Seit einer Woche genieße ich wieder einmal die vorlesungsfreie Zeit – ich komme zum Lesen, zum Analysieren alter Daten, zum Schreiben – bin nicht gehetzt von Termin zu Termin, sondern kann mal 2-3 Stunden am Stück an einer Sache dran bleiben. Von Kolleginnen und Kollegen höre ich ähnliches. Das ist Arbeit so wie ich sie mir wünsche! Und das beste: Dies ist die vorlesungsfreie Zeit nicht gleich wieder nach 6 Wochen zu Ende, sondern ich habe im Sommer ein Forschungssemester! Yeah! Ein bisschen fühle ich mich wie amerikanische oder kanadische Kolleginnen und Kollegen, die pro Jahr (standardmäßig) nicht mehr als 1 oder 2 Veranstaltungen abzuhalten haben (ja, ich weiss, Miriam: die sind viel anstrengender als bei uns!).

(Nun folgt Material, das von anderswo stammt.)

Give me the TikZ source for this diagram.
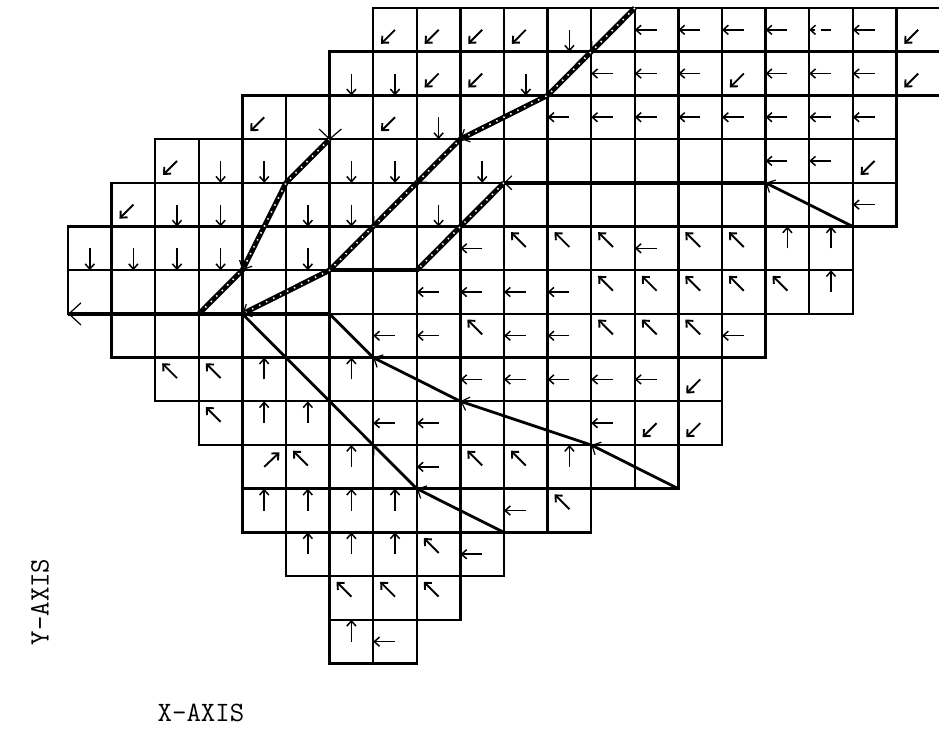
\documentclass[tikz,border=0pt]{standalone}
\usetikzlibrary{arrows.meta,calc}
\begin{document}
\begin{tikzpicture}[x=0.5pt,y=-0.5pt,
  grid/.style={line width=1.2pt, black},
  carrow/.style={line width=0.75pt, -{Straight Barb[length=2.6pt,width=4.6pt]}},
  darrow/.style={line width=0.95pt, -{Straight Barb[length=2.6pt,width=4.8pt]}},
  hatch/.style={line width=2.6pt, black, line join=round,
    postaction={draw=white, line width=0.8pt, dash pattern=on 0.7pt off 3.2pt}},
  solidA/.style={line width=1.4pt, line join=round},
  solidB/.style={line width=2.1pt},
  vbarb/.style={line width=0.6pt, -{Straight Barb[length=3.5pt,width=7pt]}},
  lab/.style={font=\fontsize{14}{16}\selectfont\ttfamily, inner sep=0pt}
]
\useasboundingbox (0,0) rectangle (939,731);
\fill[white] (0,0) rectangle (939,731);
\begin{scope}[shift={(68,8)}, x=21.8pt, y=-21.85pt]
% grid cells
\foreach \r/\a/\b in {0/7/19,1/6/19,2/4/18,3/2/18,4/1/18,5/0/17,6/0/17,7/1/15,8/2/14,9/3/14,10/4/13,11/4/11,12/5/9,13/6/8,14/6/7}
  \foreach \c in {\a,...,\b}
    \draw[grid] (\c,\r) rectangle ++(1,1);
% left arrows
\foreach \c/\r in {13/0,14/0,15/0,16/0,18/0,12/1,13/1,14/1,16/1,17/1,18/1,11/2,12/2,13/2,14/2,15/2,16/2,17/2,18/2,16/3,17/3,18/4,9/5,13/5,8/6,9/6,10/6,11/6,7/7,8/7,10/7,11/7,15/7,9/8,10/8,11/8,12/8,13/8,7/9,8/9,12/9,8/10,10/11,9/12,7/14}
  \draw[carrow] (\c+0.5,\r+0.5) -- (\c,\r+0.5);
% broken left arrow
\draw[line width=0.75pt] (17.5,0.5) -- (17.28,0.5);
\draw[carrow] (17.14,0.5) -- (17,0.5);
% down arrows
\foreach \c/\r in {11/0,6/1,7/1,10/1,8/2,3/3,4/3,6/3,7/3,9/3,2/4,3/4,5/4,6/4,8/4,0/5,1/5,2/5,3/5,5/5}
  \draw[carrow] (\c+0.5,\r+0.5) -- (\c+0.5,\r+1);
% up arrows
\foreach \c/\r in {16/5,17/5,17/6,4/8,6/8,4/9,5/9,6/10,11/10,4/11,5/11,6/11,7/11,5/12,6/12,7/12,6/14}
  \draw[carrow] (\c+0.5,\r+0.5) -- (\c+0.5,\r);
% down-left arrows
\foreach \c/\r in {7/0,8/0,9/0,10/0,19/0,8/1,9/1,15/1,19/1,4/2,7/2,2/3,18/3,1/4,14/8,13/9,14/9}
  \draw[darrow] (\c+0.5,\r+0.5) -- (\c+0.18,\r+0.82);
% up-left arrows
\foreach \c/\r in {10/5,11/5,12/5,14/5,15/5,12/6,13/6,14/6,15/6,16/6,9/7,12/7,13/7,14/7,2/8,3/8,3/9,5/10,9/10,10/10,11/11,8/12,6/13,7/13,8/13}
  \draw[darrow] (\c+0.5,\r+0.47) -- (\c+0.16,\r+0.13);
% up-right arrow
\draw[darrow] (4.5,10.5) -- (4.85,10.17);
% vertices of the thick lines
\foreach \c/\r in {13/0,12/1,11/2,9/3,8/4,7/5,6/6,4/7,6/3,5/4,4/6,3/7,18/5,16/4,10/4,9/5,8/6,0/7,6/7,14/11,12/10,9/9,7/8,10/12,8/11,7/10,6/9,5/8}
  \coordinate (v\c-\r) at (\c,\r);
% thick lines
\draw[solidB] (v6-7) -- (v0-7);
\draw[solidB] (v16-4) -- (v10-4);
\draw[solidB] (v8-6) -- (v6-6);
\draw[solidA] (v18-5) -- (v16-4);
\draw[solidA] (v14-11) -- (v12-10) -- (v9-9) -- (v7-8) -- (v6-7);
\draw[solidA] (v10-12) -- (v8-11) -- (v7-10) -- (v6-9) -- (v5-8) -- (v4-7);
\draw[hatch] (v13-0) -- (v12-1) -- (v11-2) -- (v9-3) -- (v8-4) -- (v7-5) -- (v6-6) -- (v4-7);
\draw[hatch] (v6-3) -- (v5-4) -- (v4-6) -- (v3-7);
\draw[hatch] (v10-4) -- (v9-5) -- (v8-6);
% vertex marks
\foreach \a/\b in {v13-0/v12-1,v11-2/v9-3,v9-3/v8-4,v8-4/v7-5,v7-5/v6-6,v6-6/v4-7,v5-4/v4-6,v4-6/v3-7,v18-5/v16-4,v16-4/v10-4,v10-4/v9-5,v9-5/v8-6,v14-11/v12-10,v12-10/v9-9,v9-9/v7-8,v7-8/v6-7,v10-12/v8-11,v8-11/v7-10,v5-8/v4-7}
  \draw[vbarb] ($(\b)!2pt!(\a)$) -- (\b);
\draw[line width=0.6pt, -{Straight Barb[length=6pt,width=11pt]}] ($(v0-7)!3pt!(v6-7)$) -- (v0-7);
\draw[line width=0.6pt] ($(v6-3)+(-0.24,-0.23)$) -- (v6-3) -- ($(v6-3)+(0.27,-0.23)$);
\end{scope}
\node[lab, rotate=90] (ylab) at (40,602) {Y-AXIS};
\node[lab] (xlab) at (201,713) {X-AXIS};
\end{tikzpicture}
\end{document}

Natürlich liegen weiterhin Gutachten in größerer Menge auf meinem Tisch, eines ist besonders erwähnenswert: eine australische Dissertation, für deren Begutachtung ich 358 AUS$ erhalten soll. Wow! Hätte ich für alle meine Gutachten, die ich bislang verfasst habe, ähnliche Summen bekommen, wäre ich vermutlich ein reicher Mann. Die Gutachtertätigkeit hat in den letzten Jahren (so mein Eindruck) dramatisch zugenommen: In einer Welt, in der alles mehrfach evaluiert werden muss, werden immer mehr Gutachten gebraucht – auch die wachsende Zahl an Journals bedeutet eine gestiegene Zahl an eingereichten Artikeln, die beurteilt werden wollen. So erfolgreich „peer review“ als Qualitätskontrolle wirkt, so fordernd ist dieses Prinzip. Aber: wer Artikel einreicht, sollte auch als Gutachter tätig werden. Das ist der Preis, den man dafür zu zahlen hat, dass man hilfreiche Empfehlungen zumeist anonymer Reviewer bekommt.

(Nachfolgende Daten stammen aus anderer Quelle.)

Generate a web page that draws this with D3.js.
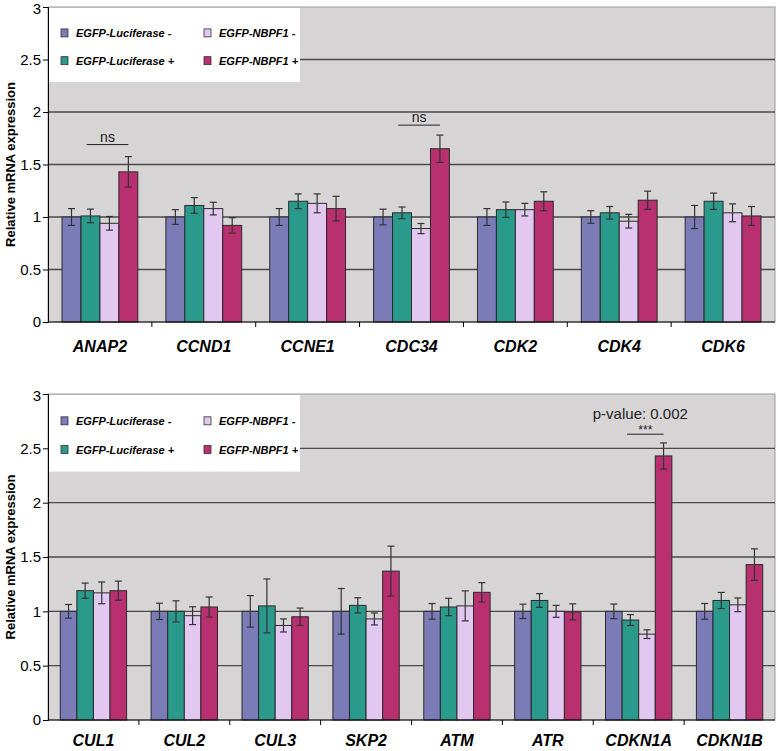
<!DOCTYPE html>
<html>
<head>
<meta charset="utf-8">
<script src="https://cdn.jsdelivr.net/npm/d3@7"></script>
<style>
  body { margin: 0; background: #fff; }
  svg { font-family: "Liberation Sans", Arial, sans-serif; }
</style>
</head>
<body>
<svg id="chart" width="778" height="751"></svg>
<script>
// series and colours
var seriesNames = ["EGFP-Luciferase -", "EGFP-Luciferase +", "EGFP-NBPF1 -", "EGFP-NBPF1 +"];
var seriesColors = ["#7b7bb8", "#2a9a8c", "#e2c8f0", "#b83070"];
var yTicks = [0, 0.5, 1, 1.5, 2, 2.5, 3];

// top panel
var topGenes = ["ANAP2", "CCND1", "CCNE1", "CDC34", "CDK2", "CDK4", "CDK6"];
var topValues = [
  [1.00, 1.00, 1.00, 1.00, 1.00, 1.00, 1.00],
  [1.01, 1.11, 1.15, 1.04, 1.07, 1.04, 1.15],
  [0.94, 1.08, 1.13, 0.89, 1.07, 0.96, 1.04],
  [1.43, 0.92, 1.08, 1.65, 1.15, 1.16, 1.01]
];
var topErrors = [
  [0.08, 0.07, 0.08, 0.075, 0.08, 0.06, 0.11],
  [0.065, 0.075, 0.07, 0.055, 0.073, 0.06, 0.078],
  [0.065, 0.06, 0.09, 0.048, 0.06, 0.065, 0.085],
  [0.145, 0.073, 0.117, 0.13, 0.09, 0.086, 0.09]
];
// [gene, label, y of line]
var topNotes = [["ANAP2", "ns", 1.69], ["CDC34", "ns", 1.875]];

// bottom panel
var bottomGenes = ["CUL1", "CUL2", "CUL3", "SKP2", "ATM", "ATR", "CDKN1A", "CDKN1B"];
var bottomValues = [
  [1.00, 1.00, 1.00, 1.00, 1.00, 1.00, 1.00, 1.00],
  [1.19, 1.00, 1.05, 1.055, 1.04, 1.10, 0.92, 1.10],
  [1.17, 0.96, 0.87, 0.93, 1.05, 1.00, 0.79, 1.06],
  [1.19, 1.04, 0.95, 1.37, 1.175, 0.995, 2.43, 1.43]
];
var bottomErrors = [
  [0.063, 0.075, 0.145, 0.21, 0.072, 0.066, 0.067, 0.072],
  [0.07, 0.097, 0.248, 0.07, 0.08, 0.063, 0.05, 0.074],
  [0.1, 0.082, 0.06, 0.055, 0.138, 0.055, 0.04, 0.063],
  [0.088, 0.092, 0.08, 0.23, 0.089, 0.074, 0.12, 0.145]
];
var bottomNotes = [["CDKN1A", "***", 2.63, "p-value: 0.002"]];

var svg = d3.select("#chart");

function drawPanel(top, bottom, genes, values, errors, notes, labelOffset) {
  var left = 48, right = 775;
  var g = svg.append("g");

  var x = d3.scaleBand().domain(genes).range([left, right]).paddingInner(0.27).paddingOuter(0.135);
  var xGroup = d3.scaleBand().domain(genes).range([left, right]);
  var xs = d3.scaleBand().domain(d3.range(seriesNames.length)).range([0, x.bandwidth()]);
  var y = d3.scaleLinear().domain([0, 3]).range([bottom, top]);

  // plot background
  g.append("rect")
    .attr("x", left).attr("y", top)
    .attr("width", right - left).attr("height", bottom - top)
    .attr("fill", "#d6d4d4").attr("stroke", "#999").attr("stroke-width", 1);

  // gridlines
  g.selectAll(".grid").data(yTicks.filter(function(t){ return t > 0 && t < 3; }))
    .enter().append("line")
    .attr("x1", left).attr("x2", right)
    .attr("y1", function(d){ return y(d); }).attr("y2", function(d){ return y(d); })
    .attr("stroke", "#4a4a4a").attr("stroke-width", 1.4);

  // legend box
  var lg = g.append("g");
  var lgH = (bottom - top) * 0.235;
  lg.append("rect").attr("x", left + 1).attr("y", top + 1)
    .attr("width", 251).attr("height", lgH).attr("fill", "#fff");
  var legendPos = [[0, 0], [0, 1], [1, 0], [1, 1]];
  seriesNames.forEach(function(name, i) {
    var lx = left + 13 + legendPos[i][0] * 143;
    var ly = top + lgH * 0.35 + legendPos[i][1] * lgH * 0.375;
    lg.append("rect").attr("x", lx).attr("y", ly - 4).attr("width", 7).attr("height", 8)
      .attr("fill", seriesColors[i]).attr("stroke", "#333").attr("stroke-width", 0.8);
    lg.append("text").attr("x", lx + 15).attr("y", ly + 4)
      .attr("font-size", 11).attr("font-weight", "bold").attr("font-style", "italic")
      .text(name);
  });

  // bars
  seriesNames.forEach(function(name, s) {
    var bars = g.append("g");
    bars.selectAll("rect").data(genes).enter().append("rect")
      .attr("x", function(d){ return x(d) + xs(s); })
      .attr("y", function(d, i){ return y(values[s][i]); })
      .attr("width", xs.bandwidth())
      .attr("height", function(d, i){ return y(0) - y(values[s][i]); })
      .attr("fill", seriesColors[s]).attr("stroke", "#2a2a2a").attr("stroke-width", 1);
  });

  // error bars
  seriesNames.forEach(function(name, s) {
    genes.forEach(function(gene, i) {
      var cx = x(gene) + xs(s) + xs.bandwidth() / 2;
      var hi = y(values[s][i] + errors[s][i]), lo = y(values[s][i] - errors[s][i]);
      var eg = g.append("g").attr("stroke", "#333").attr("stroke-width", 1.2);
      eg.append("line").attr("x1", cx).attr("x2", cx).attr("y1", hi).attr("y2", lo);
      eg.append("line").attr("x1", cx - 3.5).attr("x2", cx + 3.5).attr("y1", hi).attr("y2", hi);
      eg.append("line").attr("x1", cx - 3.5).attr("x2", cx + 3.5).attr("y1", lo).attr("y2", lo);
    });
  });

  // significance notes
  notes.forEach(function(n) {
    var x1 = x(n[0]) + xs(1) + xs.bandwidth() * 0.3;
    var x2 = x(n[0]) + xs(3) + xs.bandwidth() * 0.5;
    var ly = y(n[2]);
    g.append("line").attr("x1", x1).attr("x2", x2).attr("y1", ly).attr("y2", ly)
      .attr("stroke", "#222").attr("stroke-width", 1);
    g.append("text").attr("x", (x1 + x2) / 2).attr("y", ly - (n[1] == "***" ? 0 : 3))
      .attr("text-anchor", "middle").attr("font-size", n[1] == "***" ? 12 : 14)
      .attr("fill", "#222").text(n[1]);
    if (n[3]) {
      g.append("text").attr("x", (x1 + x2) / 2 - 5).attr("y", ly - 15)
        .attr("text-anchor", "middle").attr("font-size", 15).attr("fill", "#222").text(n[3]);
    }
  });

  // y axis
  var yAxis = d3.axisLeft(y).tickValues(yTicks).tickSize(5).tickPadding(2)
    .tickFormat(function(d){ return d; });
  var ya = g.append("g").attr("transform", "translate(" + left + ",0)").call(yAxis);
  ya.select(".domain").attr("stroke", "#000");
  ya.selectAll("text").attr("font-size", 15).attr("fill", "#000")
    .attr("font-family", "Liberation Sans, Arial, sans-serif");
  // keep the top label inside the page
  ya.selectAll("text").filter(function(d){ return d == 3; }).attr("dy", "0.45em");

  // x axis
  var xa = g.append("g").attr("transform", "translate(0," + bottom + ")");
  xa.append("line").attr("x1", left).attr("x2", right).attr("stroke", "#000");
  xa.selectAll(".tk").data(genes.slice(1)).enter().append("line")
    .attr("x1", function(d){ return xGroup(d); }).attr("x2", function(d){ return xGroup(d); })
    .attr("y1", 0).attr("y2", 5).attr("stroke", "#000");
  xa.selectAll("text").data(genes).enter().append("text")
    .attr("x", function(d){ return xGroup(d) + xGroup.bandwidth() / 2; })
    .attr("y", labelOffset)
    .attr("text-anchor", "middle").attr("font-size", 16)
    .attr("font-weight", "bold").attr("font-style", "italic")
    .text(function(d){ return d; });

  // y title
  g.append("text")
    .attr("transform", "translate(15," + ((top + bottom) / 2) + ") rotate(-90)")
    .attr("text-anchor", "middle").attr("font-size", 13).attr("font-weight", "bold")
    .text("Relative mRNA expression");
}

drawPanel(7, 322, topGenes, topValues, topErrors, topNotes, 30);
drawPanel(394, 720, bottomGenes, bottomValues, bottomErrors, bottomNotes, 26);
</script>
</body>
</html>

Natürlich ist die vorlesungsfreie Zeit nicht ohne Termine und ohne Verpflichtungen: Prüfungen werden abgehalten, eingehende Essays gesichtet und bewertet, Nachklausuren geschrieben und korrigiert. Daneben laufen ja auch Forschungsprojekte, zu denen Berichte verfasst werden sollen. Neue Anträge werden vorbereitet, Konferenzbeiträge geschrieben, Buchkapitel korrigiert, Journalisten-Anfragen betreut… Es gibt viel zu tun – aber eben keine Veranstaltungsvorbereitung und keine Seminare oder Vorlesungen, die abzuhalten sind.